About the only items that weren't custom-made for country living was the footwear: only fashion's most victimized would go fox-hunting in Prada's calf-length boots with metal spike heels.
Clara Young
Gucci
Leader of the Pack
It will be a harsh winter in 2000 for all God's creatures now that Gucci's Tom Ford has declared war on the animal kingdom. He started with the lowly cow -- doing dresses, skirts, boots and pants in leather (the latter flaring from the knee, busily embroidered with silver leaves and hung with mink tails) -- and grew steadily more exotic. Jackets in goatskin were camouflaged with leopard print, while sheepskin versions came edged in Mongolian lambswool. There were also rust-red fox coats, boots in python, and pumps in lizard and anaconda.
The bestial focus is timely as Gucci now looks to be on the endangered species list. With LVMH's wolfish Bernard Arnault knocking on the door, the company is banding together in hopes of warding off the corporate invader.
Ford retaliated with a collection that returned to the fashion-fertile '70s. Some of it was an elegant upgrade of that period, like the beige leather dress draped tightly across the torso and adorned with a rose.

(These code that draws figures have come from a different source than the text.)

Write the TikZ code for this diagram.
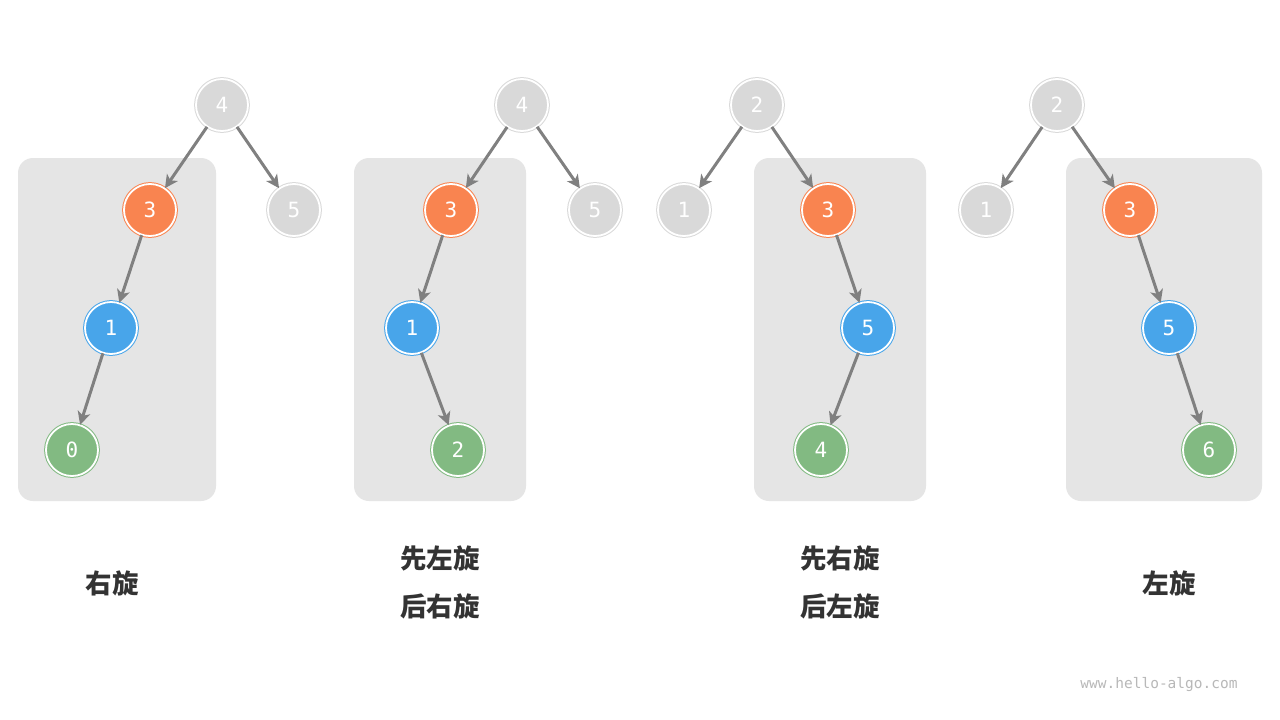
\documentclass[tikz,border=0pt]{standalone}
\usepackage{fontspec}
\usetikzlibrary{arrows.meta}
\newfontfamily\cjk{Noto Sans CJK SC}
\newfontfamily\monof{DejaVu Sans Mono}
\definecolor{cgray}{RGB}{217,217,217}
\definecolor{corange}{RGB}{249,132,80}
\definecolor{cblue}{RGB}{72,165,234}
\definecolor{cgreen}{RGB}{130,186,130}
\definecolor{cbox}{RGB}{229,229,229}
\definecolor{cedge}{RGB}{128,128,128}
\definecolor{ctext}{RGB}{51,51,51}
\tikzset{
  tnode/.style={circle, minimum size=52pt, inner sep=0pt, fill=#1, draw=#1, double=white, double distance=1.8pt, line width=1pt, text=white, font=\monof\fontsize{21}{21}\selectfont},
  edge/.style={draw=cedge, line width=3pt, -{Stealth[length=13pt,width=13pt,inset=3.5pt]}},
  bg/.style={fill=cbox, rounded corners=15pt},
  lab/.style={text=ctext, font=\cjk\bfseries\fontsize{26.5}{26.5}\selectfont, align=center},
}
\begin{document}
\begin{tikzpicture}[x=1pt,y=-1pt]
\path[fill=white] (0,0) rectangle (1280,720);
\useasboundingbox (0,0) rectangle (1280,720);
% boxes
\path[bg] (18,158) rectangle (216,501);
\path[bg] (354,158) rectangle (526,501);
\path[bg] (754,158) rectangle (926,501);
\path[bg] (1066,158) rectangle (1262,501);
% tree 1
\node[tnode=cgray] (a4) at (222,105) {4};
\node[tnode=corange] (a3) at (150,210) {3};
\node[tnode=cgray] (a5) at (294,210) {5};
\node[tnode=cblue] (a1) at (111,328) {1};
\node[tnode=cgreen] (a0) at (72,450) {0};
\draw[edge] (a4) -- (a3);
\draw[edge] (a4) -- (a5);
\draw[edge] (a3) -- (a1);
\draw[edge] (a1) -- (a0);
% tree 2
\node[tnode=cgray] (b4) at (522,105) {4};
\node[tnode=corange] (b3) at (451,210) {3};
\node[tnode=cgray] (b5) at (595,210) {5};
\node[tnode=cblue] (b1) at (412,328) {1};
\node[tnode=cgreen] (b2) at (458,450) {2};
\draw[edge] (b4) -- (b3);
\draw[edge] (b4) -- (b5);
\draw[edge] (b3) -- (b1);
\draw[edge] (b1) -- (b2);
% tree 3
\node[tnode=cgray] (c2) at (757,105) {2};
\node[tnode=cgray] (c1) at (684,210) {1};
\node[tnode=corange] (c3) at (828,210) {3};
\node[tnode=cblue] (c5) at (868,328) {5};
\node[tnode=cgreen] (c4) at (821,450) {4};
\draw[edge] (c2) -- (c1);
\draw[edge] (c2) -- (c3);
\draw[edge] (c3) -- (c5);
\draw[edge] (c5) -- (c4);
% tree 4
\node[tnode=cgray] (d2) at (1057,105) {2};
\node[tnode=cgray] (d1) at (986,210) {1};
\node[tnode=corange] (d3) at (1130,210) {3};
\node[tnode=cblue] (d5) at (1169,328) {5};
\node[tnode=cgreen] (d6) at (1209,450) {6};
\draw[edge] (d2) -- (d1);
\draw[edge] (d2) -- (d3);
\draw[edge] (d3) -- (d5);
\draw[edge] (d5) -- (d6);
% labels
\node[lab] (l1) at (112,583) {右旋};
\node[lab] (l2a) at (440,558) {先左旋};
\node[lab] (l2b) at (440,606) {后右旋};
\node[lab] (l3a) at (840,558) {先右旋};
\node[lab] (l3b) at (840,606) {后左旋};
\node[lab] (l4) at (1169,583) {左旋};
\node[text=cgray!85!black, font=\monof\fontsize{14.5}{14.5}\selectfont] (wm) at (1159,685) {www.hello-algo.com};
\end{tikzpicture}
\end{document}
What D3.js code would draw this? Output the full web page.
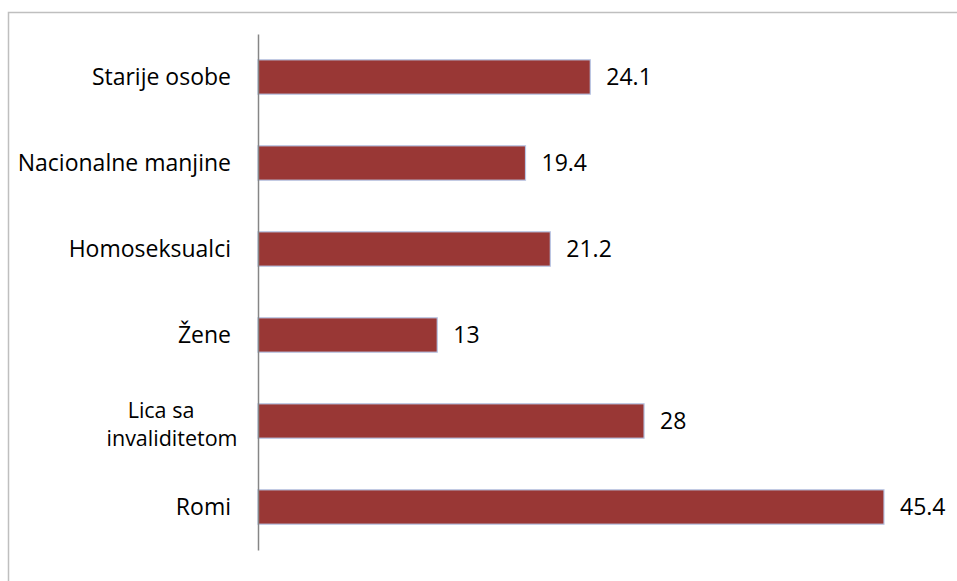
<!DOCTYPE html>
<html><head><meta charset="utf-8">
<script src="https://cdn.jsdelivr.net/npm/d3@7"></script>
<style>body{margin:0;background:#fff}svg{display:block}</style>
</head><body>
<script>
const categories = ["Starije osobe", "Nacionalne manjine", "Homoseksualci", "Žene", "Lica sa invaliditetom", "Romi"];
const labelLines = [["Starije osobe"], ["Nacionalne manjine"], ["Homoseksualci"], ["Žene"], ["Lica sa", "invaliditetom"], ["Romi"]];
const values = [24.1, 19.4, 21.2, 13, 28, 45.4];
const valueLabels = ["24.1", "19.4", "21.2", "13", "28", "45.4"];

const W = 957, H = 581;
const svg = d3.select("body").append("svg").attr("width", W).attr("height", H);
svg.append("rect").attr("x", 8.5).attr("y", 12.5).attr("width", 960).attr("height", 600)
  .attr("fill", "none").attr("stroke", "#bfbfbf").attr("stroke-width", 1.5);

const x = d3.scaleLinear().domain([0, 45.4]).range([258, 884]);
const y = d3.scaleBand().domain(categories).range([34, 550]).paddingInner(0.6).paddingOuter(0.3);

const font = "'Open Sans', sans-serif";
const fs = 23;
const g = svg.append("g");
g.selectAll("rect.bar").data(categories).join("rect").attr("class", "bar")
  .attr("x", x(0)).attr("y", d => y(d))
  .attr("width", (d, i) => x(values[i]) - x(0)).attr("height", y.bandwidth())
  .attr("fill", "#993735").attr("stroke", "#b9c7e6").attr("stroke-width", 1.2);

g.selectAll("text.val").data(categories).join("text").attr("class", "val")
  .attr("x", (d, i) => x(values[i]) + 16).attr("y", d => y(d) + y.bandwidth() / 2)
  .attr("dy", "0.36em").attr("font-family", font).attr("font-size", fs).attr("fill", "#000")
  .text((d, i) => valueLabels[i]);

const yAxis = d3.axisLeft(y).tickSize(0).tickPadding(27).tickFormat(() => "");
const ax = svg.append("g").attr("transform", `translate(${x(0)},0)`).call(yAxis);
ax.select(".domain").attr("stroke", "#868686").attr("stroke-width", 1.5);

const multiX = [-97, -86];
ax.selectAll(".tick").each(function(d, i) {
  const lines = labelLines[i];
  const multi = lines.length > 1;
  const t = d3.select(this).select("text").attr("font-family", font).attr("font-size", multi ? 21.5 : fs)
    .attr("fill", "#000").attr("text-anchor", multi ? "middle" : "end");
  lines.forEach((ln, k) => {
    t.append("tspan").attr("x", multi ? multiX[k] : -27)
      .attr("dy", multi ? (k === 0 ? "-0.12em" : "1.26em") : "0.36em").text(ln);
  });
});
</script>
</body></html>
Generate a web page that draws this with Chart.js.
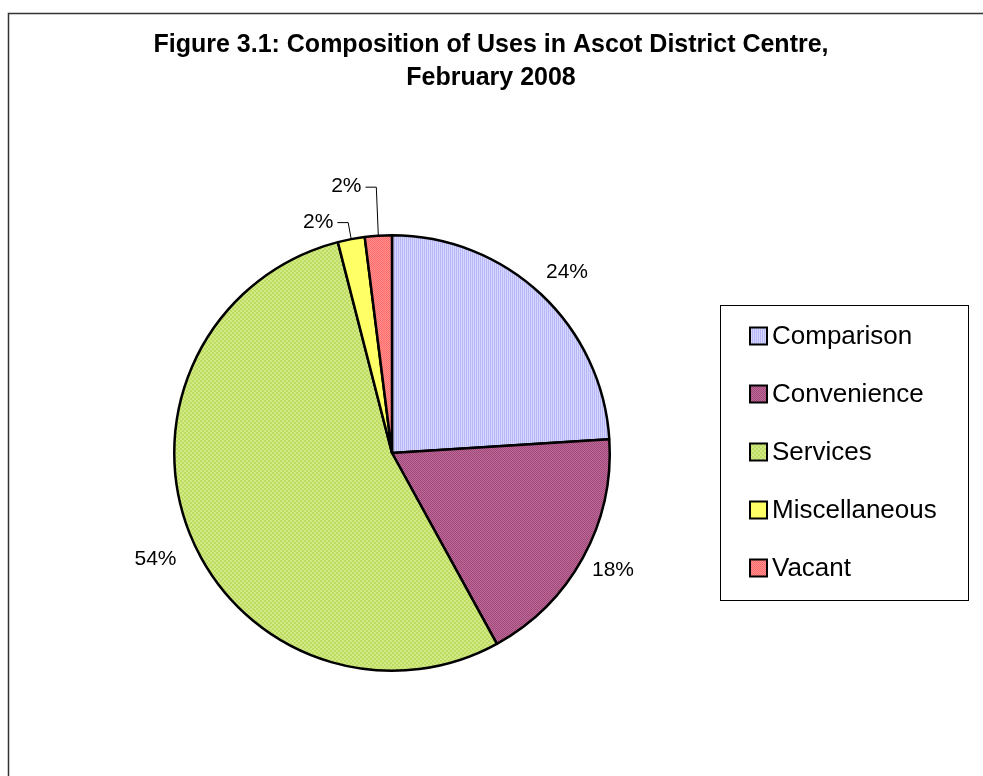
<!DOCTYPE html>
<html>
<head>
<meta charset="utf-8">
<script src="https://cdn.jsdelivr.net/npm/chart.js@4/dist/chart.umd.min.js"></script>
<style>
  body { margin: 0; background: #fff; }
  #wrap { width: 983px; height: 776px; }
</style>
</head>
<body>
<div id="wrap"><canvas id="my_chart" width="983" height="776"></canvas></div>
<script>
var categories = ['Comparison', 'Convenience', 'Services', 'Miscellaneous', 'Vacant']
var shares = [24, 18, 54, 2, 2]
var title_lines = ['Figure 3.1: Composition of Uses in Ascot District Centre,', 'February 2008']

// fill patterns, roughly like the Excel hatch fills
function make_pattern(base, dot, kind) {
  var c = document.createElement('canvas')
  c.width = 4; c.height = 4
  var g = c.getContext('2d')
  g.fillStyle = base
  g.fillRect(0, 0, 4, 4)
  g.fillStyle = dot
  for (var x = 0; x < 4; x++) {
    for (var y = 0; y < 4; y++) {
      if (kind == 'v' && x % 2 == 0) g.fillRect(x, y, 1, 1)
      if (kind == 'check' && (x + y) % 2 == 0) g.fillRect(x, y, 1, 1)
      if (kind == 'check2' && (Math.floor(x / 2) + Math.floor(y / 2)) % 2 == 0) g.fillRect(x, y, 1, 1)
    }
  }
  return g.createPattern(c, 'repeat')
}

var fills = [
  make_pattern('#d6d6ff', '#b8b8f6', 'v'),
  make_pattern('#c2679a', '#9c4a78', 'check'),
  make_pattern('#d2ea86', '#bfdc62', 'check2'),
  '#ffff66',
  make_pattern('#ff9090', '#ff6a6a', 'check')
]

// big slices: distance of the label beyond the pie edge, plus a small nudge
var label_dist = [35, 31, 42]
var label_nudge = [[2, 3], [3, -3], [5, 11]]
// small slices: label centre and leader bend, relative to the edge point
var small_labels = {
  3: { lx: -33, ly: -17, bx: -3 },
  4: { lx: -32, ly: -49, bx: -2 }
}

var extras = {
  id: 'extras',
  afterDraw: function(chart) {
    var ctx = chart.ctx
    ctx.save()
    // frame (left and top only visible)
    ctx.strokeStyle = '#333'
    ctx.lineWidth = 1.5
    ctx.beginPath()
    ctx.moveTo(8.5, 776)
    ctx.lineTo(8.5, 13.5)
    ctx.lineTo(983, 13.5)
    ctx.stroke()

    // title
    ctx.fillStyle = '#000'
    ctx.font = 'bold 25px "Liberation Sans", Arial, sans-serif'
    ctx.textAlign = 'center'
    ctx.textBaseline = 'middle'
    ctx.fillText(title_lines[0], 491, 45)
    ctx.fillText(title_lines[1], 491, 78)

    // data labels
    var meta = chart.getDatasetMeta(0)
    var total = shares.reduce(function(a, b) { return a + b }, 0)
    ctx.font = '21px "Liberation Sans", Arial, sans-serif'
    meta.data.forEach(function(arc, i) {
      var p = arc.getProps(['x', 'y', 'startAngle', 'endAngle', 'outerRadius'], true)
      var mid = (p.startAngle + p.endAngle) / 2
      var txt = Math.round(shares[i] / total * 100) + '%'
      var ex = p.x + Math.cos(mid) * p.outerRadius
      var ey = p.y + Math.sin(mid) * p.outerRadius
      if (small_labels[i]) {
        var s = small_labels[i]
        ctx.fillText(txt, ex + s.lx, ey + s.ly)
        var w = ctx.measureText(txt).width
        ctx.strokeStyle = '#000'
        ctx.lineWidth = 1
        ctx.beginPath()
        ctx.moveTo(ex + s.lx + w / 2 + 4, ey + s.ly + 0.5)
        ctx.lineTo(ex + s.bx, ey + s.ly + 0.5)
        ctx.lineTo(ex, ey)
        ctx.stroke()
      } else {
        var d = p.outerRadius + label_dist[i]
        ctx.fillText(txt, p.x + Math.cos(mid) * d + label_nudge[i][0], p.y + Math.sin(mid) * d + label_nudge[i][1])
      }
    })

    // legend
    ctx.strokeStyle = '#000'
    ctx.lineWidth = 1
    ctx.strokeRect(720.5, 305.5, 248, 295)
    ctx.font = '26px "Liberation Sans", Arial, sans-serif'
    ctx.textAlign = 'left'
    categories.forEach(function(name, i) {
      var cy = 336 + i * 58
      ctx.fillStyle = fills[i]
      ctx.fillRect(750, cy - 8.5, 17, 17)
      ctx.lineWidth = 2
      ctx.strokeRect(750, cy - 8.5, 17, 17)
      ctx.fillStyle = '#000'
      ctx.fillText(name, 772, cy + 1)
    })
    ctx.restore()
  }
}

ctx = document.getElementById('my_chart')
my_chart = new Chart(ctx, {
  type: 'pie',
  data: {
    labels: categories,
    datasets: [{
      data: shares,
      backgroundColor: fills,
      borderColor: '#000',
      borderWidth: 2.5
    }]
  },
  options: {
    responsive: false,
    animation: false,
    rotation: 0,
    layout: { padding: { left: 173, right: 372, top: 234, bottom: 104 } },
    plugins: {
      legend: { display: false },
      title: { display: false },
      tooltip: { enabled: false }
    }
  },
  plugins: [extras]
})
</script>
</body>
</html>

A plush velvet dirndl skirt and black leather peasant top ensemble looked like something Catherine Deneuve would have worn in "Belle du Jour". But other ideas almost sunk the collection with their busyness, particularly Ford's latest obsession with ruching. It seemed like everything was swagged like curtains at the opera, from velvet tops, and floor-dragging pants to even the boots.
Donatella and Santo Versace turned up in the front row, perhaps to support their embattled rival. Or perhaps it was to see firsthand how Gucci manages to stay on top season after season.
Clara Young
Giorgio Armani
Never ending story
Seasons come and seasons go but the Armani look is eternal. While tube-necks and Mao collars reign supreme on other runways, Mr. Giorgio has resolutely stuck to simple necklines: collarless sweaters; jackets with absent or inconspicuous lapels; simple tube dresses for evening wear. Neither has Armani been led astray by bright colors (as was his colleague at Gucci last season). He has stayed true to a palette as neutral as Switzerland in wartime.
This is not to say that Armani never changes. He does, but variations from one season to the next can often be microscopic. Take, for example, the Armani pants for winter 2000: they are straight-legged or slightly tucked in at the ankle, but those who are alert will detect the triple darts behind the knee.
Daywear was dominated by fine knits -- short stretch tops, -- trousers, and a few long skirts puckered at the waist. Armani converted the latter into evening wear by making them in tulle and embroidering them with geometric motifs and black, turquoise and ruby-colored flowers. Most of the clothes stayed in the black and gray zone, though, with the exception of knits and a long sequinned skirt in horizontal stripes.